A synopsis of the headlines in the derivatives industry from the last week
US
A move back to OTC
OTC trades have come back into the fold with activity across listed US futures, options and securities lending transactions dropping over last year’s levels.
According to the Chicago Board Options Exchange (CBOE), average daily volumes for options and futures declined by 7% in January, 22% in February and 12% in March versus 2014 levels for each month – largely driven by drops in the exchange’s VIX futures and options contracts.
The fall represents a departure from the trend of increasing volumes started in 2009 when concerns around counterparty credit pushed market participants to transact through central intermediaries for safety. It is also swimming against the tide of regulation which is trying to push as many contracts as possible on regulated exchanges and through central clearing.
Market participants attribute the fall not only to the CBOE’s high exchange fees but also to concern among traders over activity by high-frequency trading firms in cash markets involved in delta-hedging sizable options positions, Dealers delta-hedge sold options positions by buying shares in the relevant underlying immediately after the options sale.
Source: http://www.reuters.com/article/2015/04/13/markets-derivatives-otc-idUSL2N0X71ER20150413
Bats to launch options market
Bats Global Markets, one of the three main stock-exchange operators in the US, is launching an options market called EDGX Options, in November of this year. It will directly compete with options exchanges run by Nasdaq OMX Group and International Securities Exchange.
This is not its first foray into a different asset class. Earlier this year, BATS acquired currency-trading venue Hotspot for $36m from KCG Holdings. It wanted to get a foothold into a market it believes will increase as regulation forces more currencies to trade on exchanges. According to the latest Bank for International Settlements, the global foreign-exchange market saw an average daily trading of $5.3 trillion in 2013.
Source: http://www.efinancialnews.com/tradingandtechnology/derivatives?mod=secondnav
Only the safest US debt to qualify for repo deals
Market participants believe that US Treasuries and government-related bonds are likely to be the only collateral covered when financial institutions begin offering centralised trade clearing in the short-term market for borrowing and lending debt.

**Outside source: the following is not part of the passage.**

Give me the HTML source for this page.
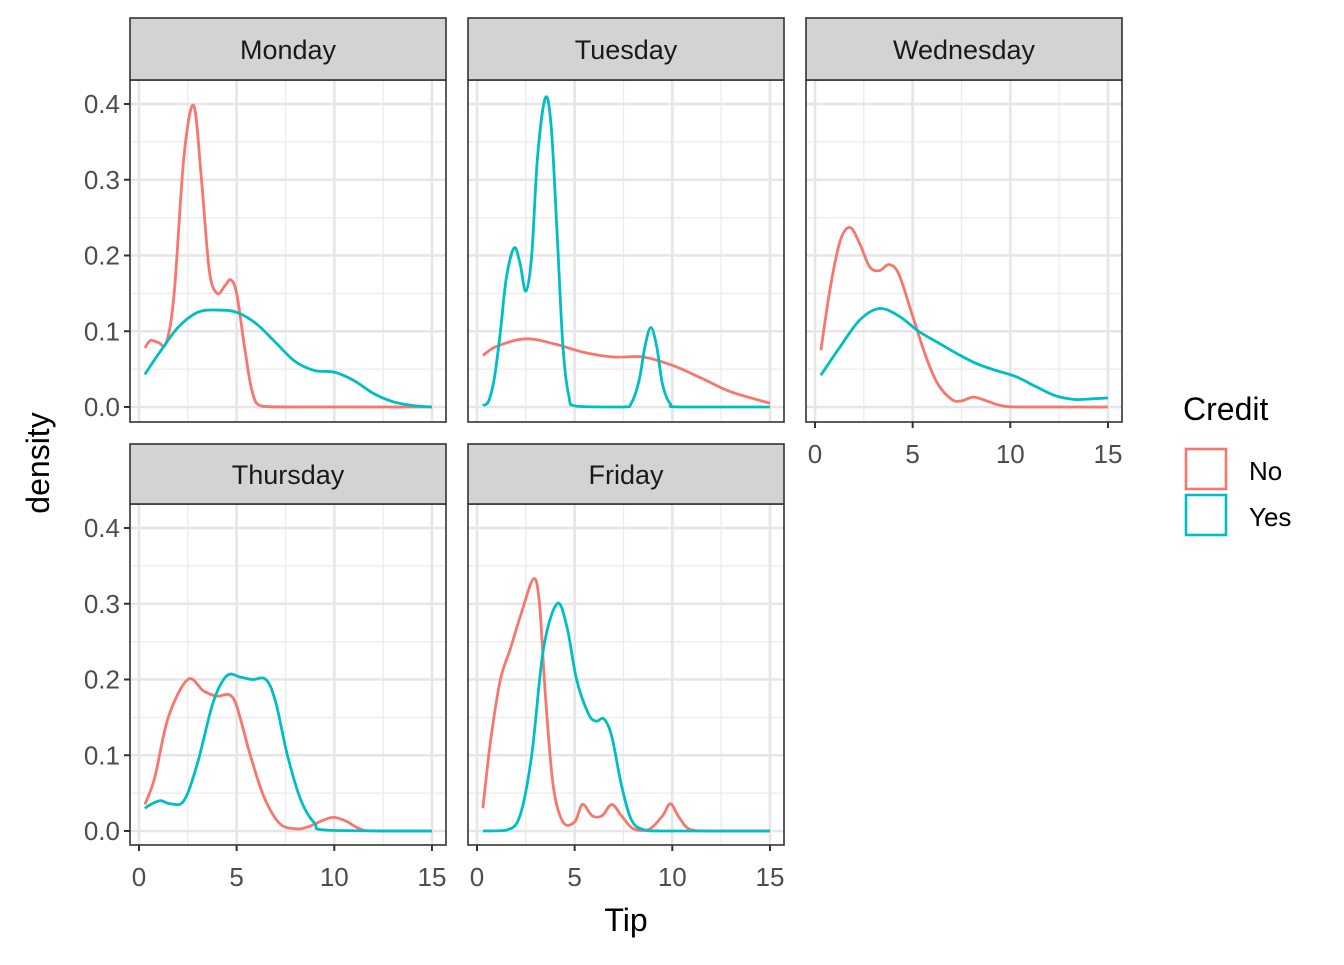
<!DOCTYPE html>
<html><head><meta charset="utf-8"><style>
html,body{margin:0;padding:0;background:#fff}
svg text{font-family:"Liberation Sans",Arial,sans-serif}
</style></head><body>
<svg id="s" width="1344" height="960" viewBox="0 0 1344 960" xmlns="http://www.w3.org/2000/svg"></svg>
<script>
const R="#F8766D",T="#00BFC4";
const panels=[
 {name:"Monday",x0:130,x1:446,sy:18,py0:80,py1:422,xt:false,yt:true,
  s:[[R,[[0.3,0.078],[0.6,0.088],[1,0.085],[1.4,0.085],[1.8,0.15],[2.3,0.33],[2.8,0.398],[3.2,0.3],[3.6,0.18],[4,0.15],[4.4,0.16],[4.7,0.168],[5,0.15],[5.4,0.08],[5.8,0.02],[6.3,0.001],[8,0],[15,0]]],
     [T,[[0.3,0.043],[1,0.07],[2,0.105],[3,0.125],[4,0.128],[5,0.125],[6,0.11],[7,0.085],[8,0.06],[9,0.048],[10,0.046],[11,0.035],[12,0.018],[13,0.007],[14,0.002],[15,0]]]]},
 {name:"Tuesday",x0:468,x1:784,sy:18,py0:80,py1:422,xt:false,yt:false,
  s:[[R,[[0.3,0.068],[1,0.08],[2.5,0.09],[4,0.083],[5.5,0.072],[7,0.066],[8.5,0.066],[10,0.055],[11.5,0.038],[13,0.02],[15,0.005]]],
     [T,[[0.3,0.002],[0.6,0.008],[0.9,0.04],[1.2,0.1],[1.5,0.17],[1.9,0.21],[2.2,0.19],[2.5,0.153],[2.8,0.2],[3.1,0.33],[3.5,0.408],[3.8,0.37],[4.1,0.23],[4.4,0.08],[4.7,0.015],[5.1,0.001],[7.5,0],[7.9,0.005],[8.3,0.035],[8.6,0.08],[8.9,0.105],[9.2,0.08],[9.5,0.03],[9.9,0.004],[10.4,0],[15,0]]]]},
 {name:"Wednesday",x0:806,x1:1122,sy:18,py0:80,py1:422,xt:true,yt:false,
  s:[[R,[[0.3,0.075],[0.8,0.16],[1.3,0.22],[1.8,0.237],[2.3,0.215],[2.8,0.185],[3.3,0.18],[3.8,0.188],[4.3,0.175],[5,0.12],[5.7,0.065],[6.3,0.03],[7,0.01],[7.5,0.008],[8.1,0.013],[8.8,0.008],[9.5,0.002],[10.5,0],[15,0]]],
     [T,[[0.3,0.042],[1.3,0.08],[2.3,0.115],[3.3,0.13],[4.3,0.12],[5.3,0.1],[6.3,0.085],[7.3,0.07],[8.3,0.057],[9.3,0.048],[10.3,0.04],[11.3,0.027],[12.3,0.015],[13.3,0.01],[14.3,0.011],[15,0.012]]]]},
 {name:"Thursday",x0:130,x1:446,sy:444,py0:504,py1:845,xt:true,yt:true,
  s:[[R,[[0.3,0.035],[0.8,0.07],[1.5,0.15],[2.5,0.2],[3.3,0.185],[4,0.178],[4.6,0.18],[5,0.165],[5.7,0.1],[6.4,0.045],[7.2,0.01],[8,0.003],[8.6,0.005],[9.5,0.015],[10,0.018],[10.6,0.013],[11.3,0.003],[12,0],[15,0]]],
     [T,[[0.3,0.03],[0.6,0.035],[1.1,0.04],[1.6,0.036],[2.3,0.04],[3,0.09],[3.8,0.17],[4.5,0.205],[5.2,0.203],[5.8,0.2],[6.5,0.2],[7,0.17],[7.6,0.1],[8.3,0.04],[9,0.01],[9.7,0.001],[15,0]]]]},
 {name:"Friday",x0:468,x1:784,sy:444,py0:504,py1:845,xt:true,yt:false,
  s:[[R,[[0.3,0.03],[0.7,0.12],[1.2,0.2],[1.7,0.24],[2.3,0.29],[2.9,0.333],[3.2,0.3],[3.5,0.18],[3.9,0.06],[4.4,0.012],[5,0.012],[5.4,0.035],[5.9,0.02],[6.4,0.02],[6.9,0.035],[7.4,0.02],[8,0.003],[8.8,0.002],[9.5,0.02],[9.9,0.036],[10.3,0.02],[10.9,0.002],[12,0],[15,0]]],
     [T,[[0.3,0],[1.5,0.001],[2.2,0.02],[2.8,0.1],[3.4,0.24],[4.1,0.3],[4.6,0.27],[5.1,0.2],[5.7,0.155],[6.1,0.145],[6.5,0.148],[6.9,0.125],[7.4,0.06],[7.9,0.015],[8.5,0.002],[9.5,0],[15,0]]]]}
];
let h="";
for(const p of panels){
 const X=v=>p.x0+9+v*19.53, y0=p.py0+327, Y=v=>y0-v*757.5;
 h+=`<rect x="${p.x0}" y="${p.py0}" width="${p.x1-p.x0}" height="${p.py1-p.py0}" fill="#fff"/>`;
 for(let v=0.05;v<0.45;v+=0.1)h+=`<line x1="${p.x0}" x2="${p.x1}" y1="${Y(v)}" y2="${Y(v)}" stroke="#ebebeb" stroke-width="1.3"/>`;
 for(const v of [2.5,7.5,12.5])h+=`<line x1="${X(v)}" x2="${X(v)}" y1="${p.py0}" y2="${p.py1}" stroke="#ebebeb" stroke-width="1.3"/>`;
 for(let i=0;i<5;i++)h+=`<line x1="${p.x0}" x2="${p.x1}" y1="${Y(i/10)}" y2="${Y(i/10)}" stroke="#e6e6e6" stroke-width="2.6"/>`;
 for(const v of [0,5,10,15])h+=`<line x1="${X(v)}" x2="${X(v)}" y1="${p.py0}" y2="${p.py1}" stroke="#e6e6e6" stroke-width="2.6"/>`;
 for(const [c,pts] of p.s){
  const q=pts.map(([a,b])=>[X(a),Y(b)]);
  let d=`M${q[0][0]},${q[0][1]}`;
  for(let i=0;i<q.length-1;i++){
   const p0=q[Math.max(0,i-1)],p1=q[i],p2=q[i+1],p3=q[Math.min(q.length-1,i+2)];
   let c1y=p1[1]+(p2[1]-p0[1])/6,c2y=p2[1]-(p3[1]-p1[1])/6;
   c1y=Math.min(c1y,y0);c2y=Math.min(c2y,y0);
   d+=`C${p1[0]+(p2[0]-p0[0])/6},${c1y} ${p2[0]-(p3[0]-p1[0])/6},${c2y} ${p2[0]},${p2[1]}`;
  }
  h+=`<path d="${d}" fill="none" stroke="${c}" stroke-width="2.8"/>`;
 }
 h+=`<rect x="${p.x0}" y="${p.py0}" width="${p.x1-p.x0}" height="${p.py1-p.py0}" fill="none" stroke="#333" stroke-width="1.6"/>`;
 h+=`<rect x="${p.x0}" y="${p.sy}" width="${p.x1-p.x0}" height="${p.py0-p.sy}" fill="#d3d3d3" stroke="#333" stroke-width="1.6"/>`;
 h+=`<text x="${(p.x0+p.x1)/2}" y="${(p.sy+p.py0)/2+10}" font-size="27" fill="#1a1a1a" text-anchor="middle">${p.name}</text>`;
 if(p.yt)for(let i=0;i<5;i++){h+=`<line x1="${p.x0-6}" x2="${p.x0}" y1="${Y(i/10)}" y2="${Y(i/10)}" stroke="#333" stroke-width="2"/><text x="${p.x0-10}" y="${Y(i/10)+9}" font-size="26" fill="#4d4d4d" text-anchor="end">${(i/10).toFixed(1)}</text>`;}
 if(p.xt)for(const v of [0,5,10,15]){h+=`<line x1="${X(v)}" x2="${X(v)}" y1="${p.py1}" y2="${p.py1+6}" stroke="#333" stroke-width="2"/><text x="${X(v)}" y="${p.py1+41}" font-size="26" fill="#4d4d4d" text-anchor="middle">${v}</text>`;}
}
h+=`<text x="626" y="931" font-size="32" fill="#000" text-anchor="middle">Tip</text>`;
h+=`<text transform="translate(49,463) rotate(-90)" font-size="32" fill="#000" text-anchor="middle">density</text>`;
h+=`<text x="1183" y="420" font-size="32" fill="#000">Credit</text>`;
h+=`<rect x="1186" y="449" width="40" height="40" fill="#fff" stroke="${R}" stroke-width="2.6"/><text x="1249" y="480" font-size="26" fill="#000">No</text>`;
h+=`<rect x="1186" y="495" width="40" height="40" fill="#fff" stroke="${T}" stroke-width="2.6"/><text x="1249" y="526" font-size="26" fill="#000">Yes</text>`;
document.getElementById("s").innerHTML=h;
</script>
</body></html>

The securities account for about 85% of the almost $1.7 trn financed daily in the repurchase-agreement market, where banks typically borrow cash for a short time from investors, such as money-market mutual funds, using securities as collateral.
Banks and clearinghouses are close to unveiling their centralised systems. LCH.Clearnet Group’s parent company clears repo transactions in Europe while the CME Group and the Depository Trust & Clearing Corp. through its Fixed Income Clearing Corp. subsidiary, are among the companies also working to develop U.S. repo clearing structures.
Europe
Clearinghouse protests Esma plans for greater choice
A group of seven European derivatives exchanges operators have joined forces to protest the European Securities and Market Authority’s plans to give investors greater choice to trading futures and options.
The seven include Deutsche Börse, Intercontinental Exchange (ICE), Euronext, the London Metal Exchange, Bolsas y Mercados Españoles, the Athens Exchange and the ICE-owned Holland Clearing House. They warn that advanced European plans to require derivatives clearing houses to link to each other — intended to stimulate competition and lower trading costs — pose a threat to market stability and customer protections due to the different risk management models and capital buffers.
Their views were also in response to the London Stock Exchange Group, Nasdaq, interdealer broker ICAP and LSE-controlled LCH.Clearnet, who have called on regulators to open up markets and inject more competition.
Source: http://www.ft.com/cms/s/0/87102302-e72f-11e4-8e3f-00144feab7de.html
The decoupling of Greece?
Unlike three years ago, when the possibility of Greece exiting the eurozone sent markets into a tailspin, investors seem fairly sanguine. Greek bond yields continue to jump but the yields on the other periphery countries are showing very little stress while major indexes in the US and Europe are trading near their record highs.
This is in contrast to 2012, when talk of contagion sent Italian and Spanish government debt yields soaring, briefly stretching above 7% for 10-year bonds—a level seen as unsustainable. Panic ensued and equity markets tumbled.
The European Central Bank’s first round of quantitative easing provided a backstop and the latest injection has also calmed the waters. Analysts also believe that the periphery countries particularly Spain are on the road to recovery although they warn institutions from becoming too complacent. The IMF recently warned that a Greek exit would not only impact the country but also present a major challenge to the eurozone, even though Europe is now in a stronger position than a few years ago.
Boat seeks APA approval
Boat Services, an independent OTC trade reporting service provider, is applying for approved publication arrangement (APA) authorisation under MiFID II. The aim is to offer publication services for all MiFID II instrument classes, including bonds, structured finance products, derivatives and emission allowances.
Under MiFID, the new regulated entity, the APA, will harmonise standards across Europe, replacing the UK’s Trade Data Monitor construct.